Todo este acervo de conocimiento fue arrinconado de la noche a la mañana sin una refutación en regla, sin que se aportara evidencia consistente de que el nuevo planteamiento, mucho más centrado en los contagios, en la supresión del virus, y no tanto en la minimización de los daños de la enfermedad, era más adecuado. La obsesión por la circulación del virus, aunque no produzca enfermedad, ha llevado a los gobernantes a despreciar las vacunas como insuficientes pues, siendo bastante eficaces en la prevención de la enfermedad grave, no lo son tanto para evitar el contagio, para reducir ese número de “positivos” que tanto obsesiona. Dado que el patógeno ha venido para quedarse, este improvisado enfoque conduce a un callejón sin salida, a un bucle de incoherentes restricciones que no permite vislumbrar el fin. Algunos gobiernos, como el de Dinamarca, han comenzado a abandonar este planteamiento; previsiblemente, otros seguirán el ejemplo.
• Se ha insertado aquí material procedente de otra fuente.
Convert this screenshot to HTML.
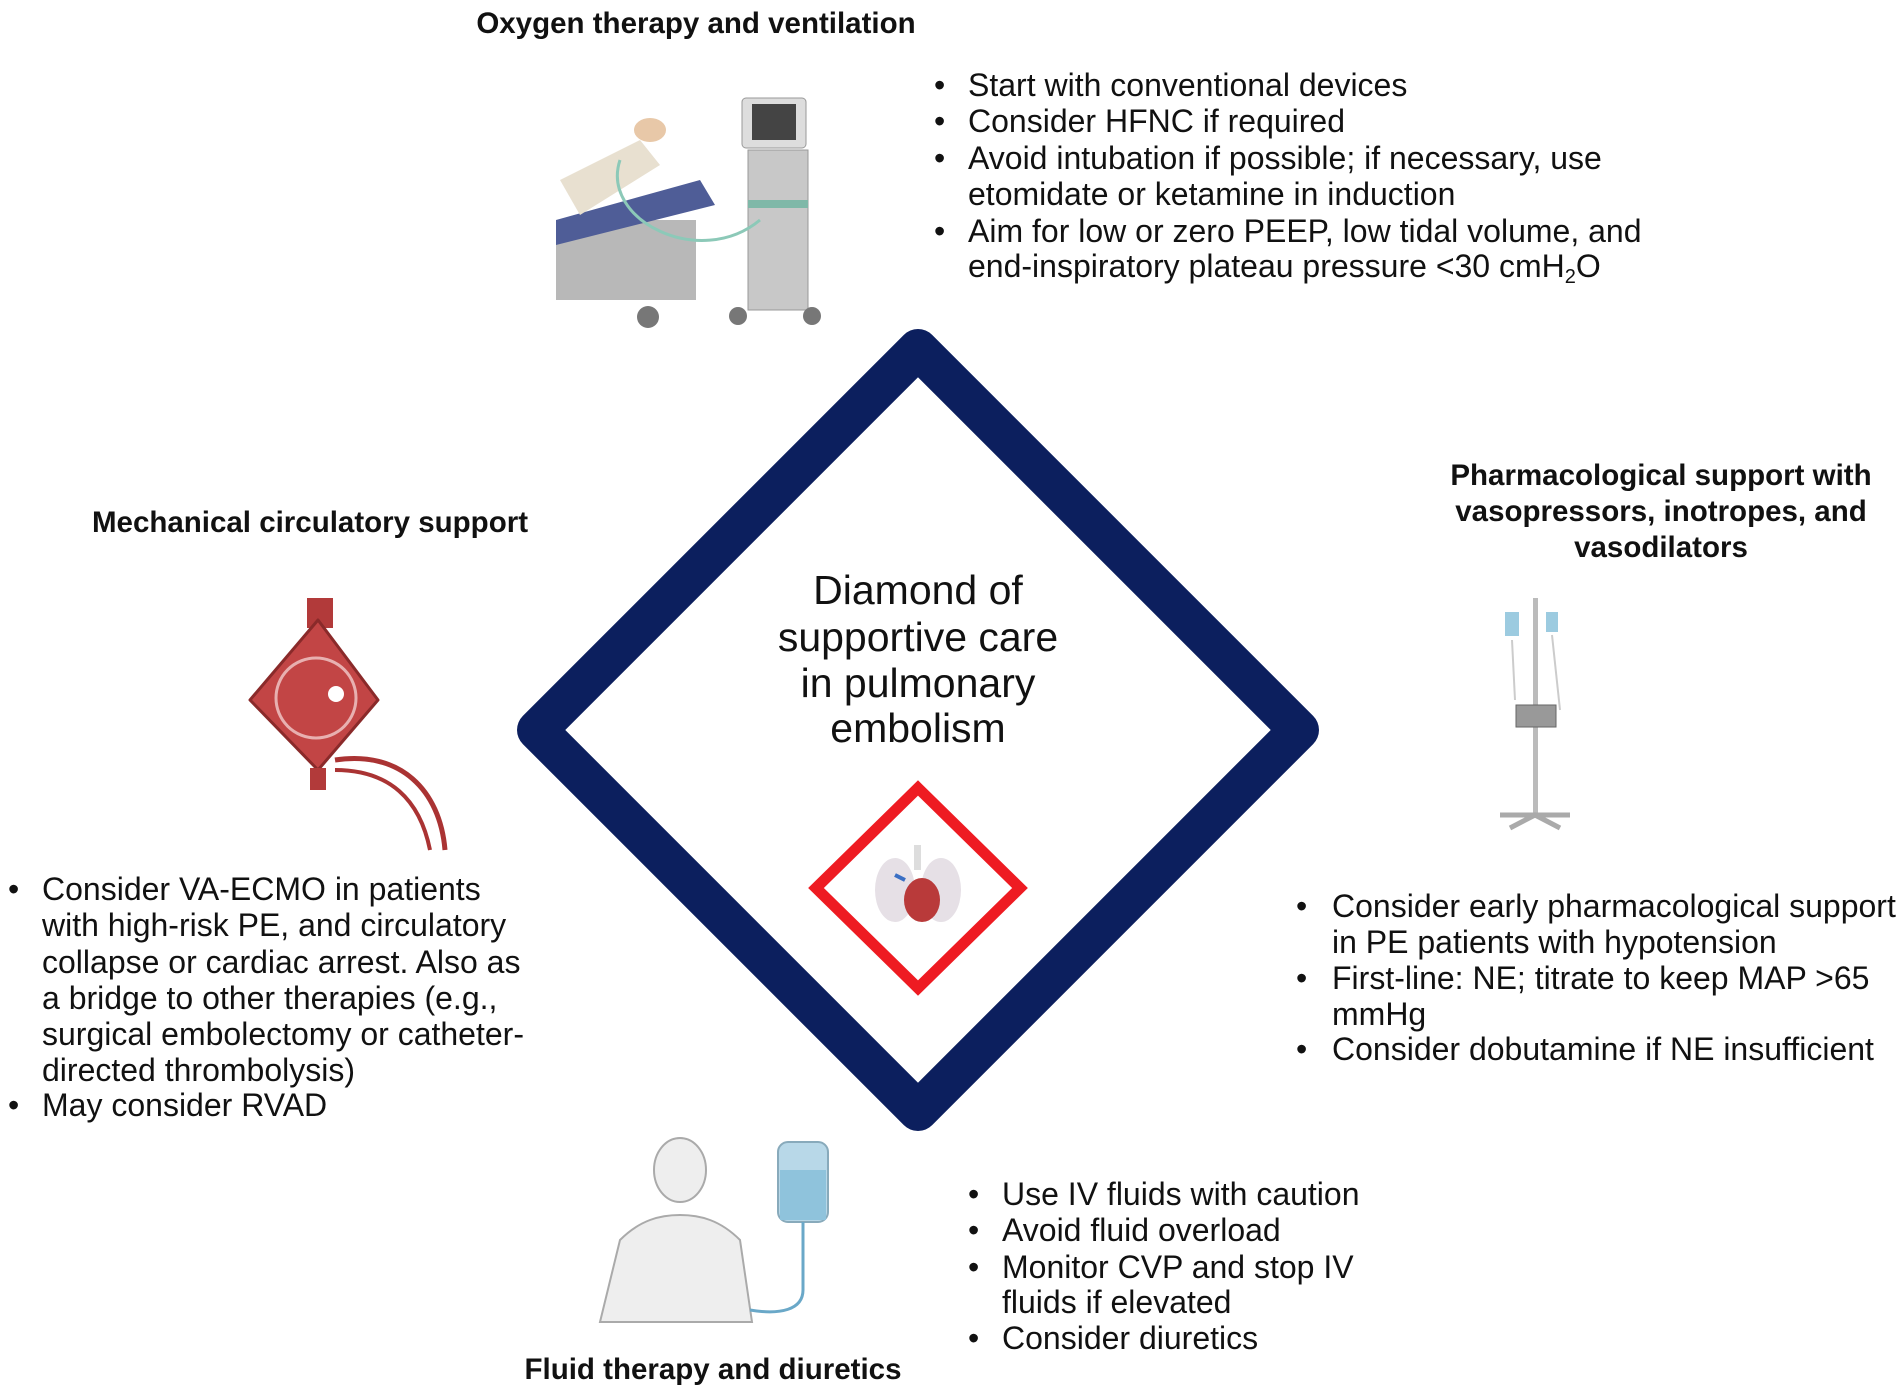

En realidad, no es la ciencia sino los intereses de los gobernantes el factor que más determina las decisiones políticas. Durante esta pandemia, las autoridades adoptaron preferentemente aquellas medidas que les proporcionaran una coartada para no ser culpados de la enfermedad. Cuanto más radicales, draconianas y exageradas son las restricciones, y cuanto más proclamen que “siguen la ciencia”, menos probable es que una atemorizada muchedumbre responsabilice al gobierno de los contagios; incluso cuando las medidas son ineficaces, dañinas y contraproducentes.


En las pandemias del siglo XX, los gobiernos recurrieron a los conocimientos científicos probablemente en mayor medida que en la actualidad. Pero no tenían necesidad de pregonarlo porque, en aquellos tiempos, nadie buscaba culpables, malvados y herejes en medio de una enfermedad. Desgraciadamente, ese sentido común se perdió en algún lugar del camino.